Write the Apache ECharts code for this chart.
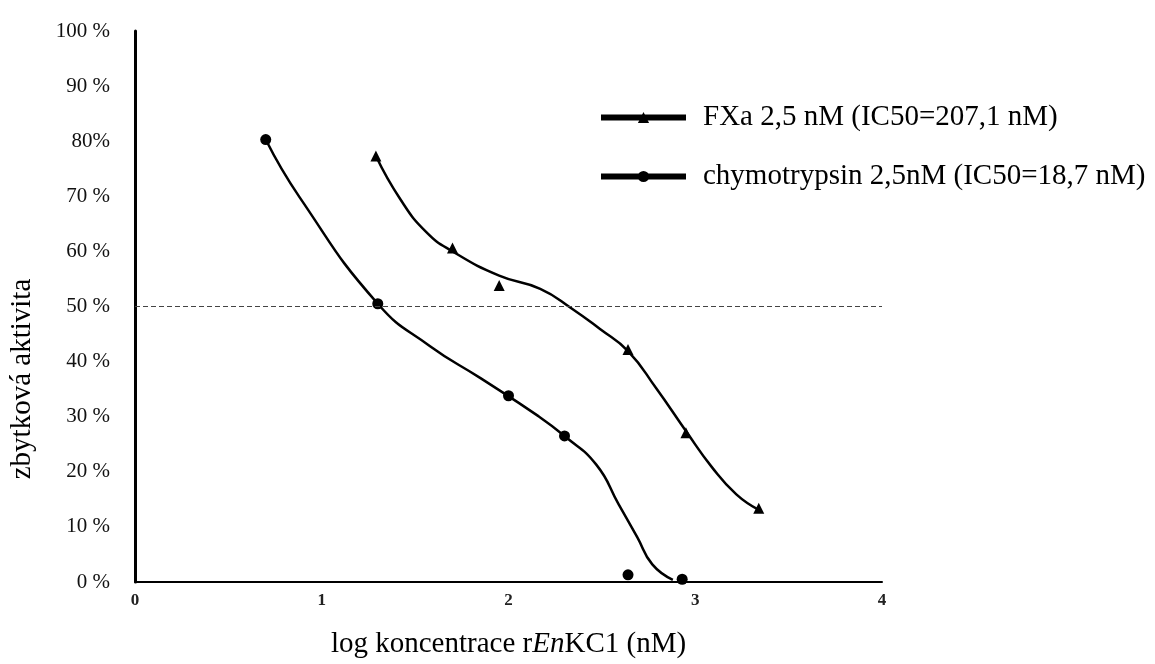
<!DOCTYPE html>
<html>
<head>
<meta charset="utf-8">
<script src="https://cdn.jsdelivr.net/npm/echarts@6/dist/echarts.min.js"></script>
<style>
  html, body { margin: 0; padding: 0; background: #fff; }
  #chart { width: 1155px; height: 664px; }
</style>
</head>
<body>
<div id="chart"></div>
<script>
// namerene body
const fxaX = [1.29, 1.70, 1.95, 2.64, 2.95, 3.34];
const fxaY = [77.3, 60.6, 53.8, 42.2, 27.1, 13.4];
const chymoX = [0.70, 1.30, 2.00, 2.30, 2.64, 2.93];
const chymoY = [80.3, 50.5, 33.8, 26.5, 1.3, 0.5];

// prolozene krivky
const fxaFitX = [1.29, 1.42, 1.56, 1.70, 1.95, 2.17, 2.34, 2.49, 2.64, 2.79, 2.95, 3.09, 3.22, 3.34];
const fxaFitY = [77.3, 69.5, 63.5, 60.0, 55.6, 53.2, 49.6, 45.9, 41.9, 35.2, 27.4, 20.8, 15.9, 13.1];
const chymoFitX = [0.70, 0.88, 1.30, 1.58, 1.85, 2.16, 2.30, 2.47, 2.59, 2.69, 2.77, 2.88];
const chymoFitY = [80.3, 69.9, 50.5, 42.8, 37.0, 30.1, 26.5, 21.3, 14.1, 8.1, 3.2, 0.4];

const seriesNames = ["FXa 2,5 nM (IC50=207,1 nM)", "chymotrypsin 2,5nM (IC50=18,7 nM)"];
const yTickLabels = ["0 %", "10 %", "20 %", "30 %", "40 %", "50 %", "60 %", "70 %", "80%", "90 %", "100 %"];
const xTickLabels = ["0", "1", "2", "3", "4"];
const halfLine = 50;

const zip = (xs, ys) => xs.map((x, i) => [x, ys[i]]);

let myChart = echarts.init(document.getElementById("chart"));
let serif = "Liberation Serif";
let option = {
  animation: false,
  grid: { left: 135, right: 273, top: 31, bottom: 79 },
  legend: {
    data: seriesNames,
    orient: "vertical",
    left: 593,
    top: 98,
    itemWidth: 85,
    itemHeight: 14,
    itemGap: 30,
    lineStyle: { width: 6, color: "#000" },
    itemStyle: { color: "#000" },
    textStyle: { fontFamily: serif, fontSize: 29, color: "#000", padding: [0, 0, 0, 12] }
  },
  xAxis: {
    type: "value",
    min: 0,
    max: 4,
    interval: 1,
    axisLine: { lineStyle: { color: "#000", width: 2 } },
    axisTick: { show: false },
    splitLine: { show: false },
    axisLabel: {
      margin: 10,
      fontFamily: "Liberation Sans Narrow",
      fontWeight: "bold",
      fontSize: 17,
      color: "#222",
      formatter: v => xTickLabels[v]
    },
    name: "{a|log koncentrace r}{i|En}{a|KC1 (nM)}",
    nameLocation: "middle",
    nameGap: 48,
    nameTextStyle: {
      rich: {
        a: { fontFamily: serif, fontSize: 29, color: "#000" },
        i: { fontFamily: serif, fontSize: 29, fontStyle: "italic", color: "#000" }
      }
    }
  },
  yAxis: {
    type: "value",
    min: 0,
    max: 100,
    interval: 10,
    axisLine: { show: true, lineStyle: { color: "#000", width: 3 } },
    axisTick: { show: false },
    splitLine: { show: false },
    axisLabel: {
      margin: 25,
      fontFamily: serif,
      fontSize: 21,
      color: "#111",
      formatter: v => yTickLabels[Math.round(v / 10)]
    }
  },
  graphic: [
    {
      type: "text",
      x: 22,
      y: 379,
      rotation: Math.PI / 2,
      style: {
        text: "zbytková aktivita",
        fontFamily: serif,
        fontSize: 29,
        fill: "#000",
        align: "center",
        verticalAlign: "middle"
      }
    }
  ],
  series: [
    {
      name: seriesNames[0],
      type: "line",
      smooth: 0.5,
      symbol: "triangle",
      showSymbol: false,
      symbolSize: 11,
      lineStyle: { color: "#000", width: 2.5 },
      itemStyle: { color: "#000" },
      data: zip(fxaFitX, fxaFitY),
      markLine: {
        silent: true,
        symbol: "none",
        label: { show: false },
        lineStyle: { color: "#444", type: [5, 3], width: 1.2 },
        data: [{ yAxis: halfLine }]
      }
    },
    {
      name: seriesNames[1],
      type: "line",
      smooth: 0.5,
      symbol: "circle",
      showSymbol: false,
      symbolSize: 11,
      lineStyle: { color: "#000", width: 2.5 },
      itemStyle: { color: "#000" },
      data: zip(chymoFitX, chymoFitY)
    },
    {
      name: "FXa body",
      type: "scatter",
      symbol: "triangle",
      symbolSize: 11,
      itemStyle: { color: "#000", opacity: 1 },
      data: zip(fxaX, fxaY)
    },
    {
      name: "chymotrypsin body",
      type: "scatter",
      symbol: "circle",
      symbolSize: 11,
      itemStyle: { color: "#000", opacity: 1 },
      data: zip(chymoX, chymoY)
    }
  ]
};
myChart.setOption(option);
</script>
</body>
</html>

* [WHAT NEEDS TO BE DONE] Restate only the lines running from the start of the material above through the line containing "const zip = (xs, ys)", ends included. No pictures.

* [SOLUTION FOR THIS TASK]
Write the Apache ECharts code for this chart.
<!DOCTYPE html>
<html>
<head>
<meta charset="utf-8">
<script src="https://cdn.jsdelivr.net/npm/echarts@6/dist/echarts.min.js"></script>
<style>
  html, body { margin: 0; padding: 0; background: #fff; }
  #chart { width: 1155px; height: 664px; }
</style>
</head>
<body>
<div id="chart"></div>
<script>
// namerene body
const fxaX = [1.29, 1.70, 1.95, 2.64, 2.95, 3.34];
const fxaY = [77.3, 60.6, 53.8, 42.2, 27.1, 13.4];
const chymoX = [0.70, 1.30, 2.00, 2.30, 2.64, 2.93];
const chymoY = [80.3, 50.5, 33.8, 26.5, 1.3, 0.5];

// prolozene krivky
const fxaFitX = [1.29, 1.42, 1.56, 1.70, 1.95, 2.17, 2.34, 2.49, 2.64, 2.79, 2.95, 3.09, 3.22, 3.34];
const fxaFitY = [77.3, 69.5, 63.5, 60.0, 55.6, 53.2, 49.6, 45.9, 41.9, 35.2, 27.4, 20.8, 15.9, 13.1];
const chymoFitX = [0.70, 0.88, 1.30, 1.58, 1.85, 2.16, 2.30, 2.47, 2.59, 2.69, 2.77, 2.88];
const chymoFitY = [80.3, 69.9, 50.5, 42.8, 37.0, 30.1, 26.5, 21.3, 14.1, 8.1, 3.2, 0.4];

const seriesNames = ["FXa 2,5 nM (IC50=207,1 nM)", "chymotrypsin 2,5nM (IC50=18,7 nM)"];
const yTickLabels = ["0 %", "10 %", "20 %", "30 %", "40 %", "50 %", "60 %", "70 %", "80%", "90 %", "100 %"];
const xTickLabels = ["0", "1", "2", "3", "4"];
const halfLine = 50;

const zip = (xs, ys) => xs.map((x, i) => [x, ys[i]]);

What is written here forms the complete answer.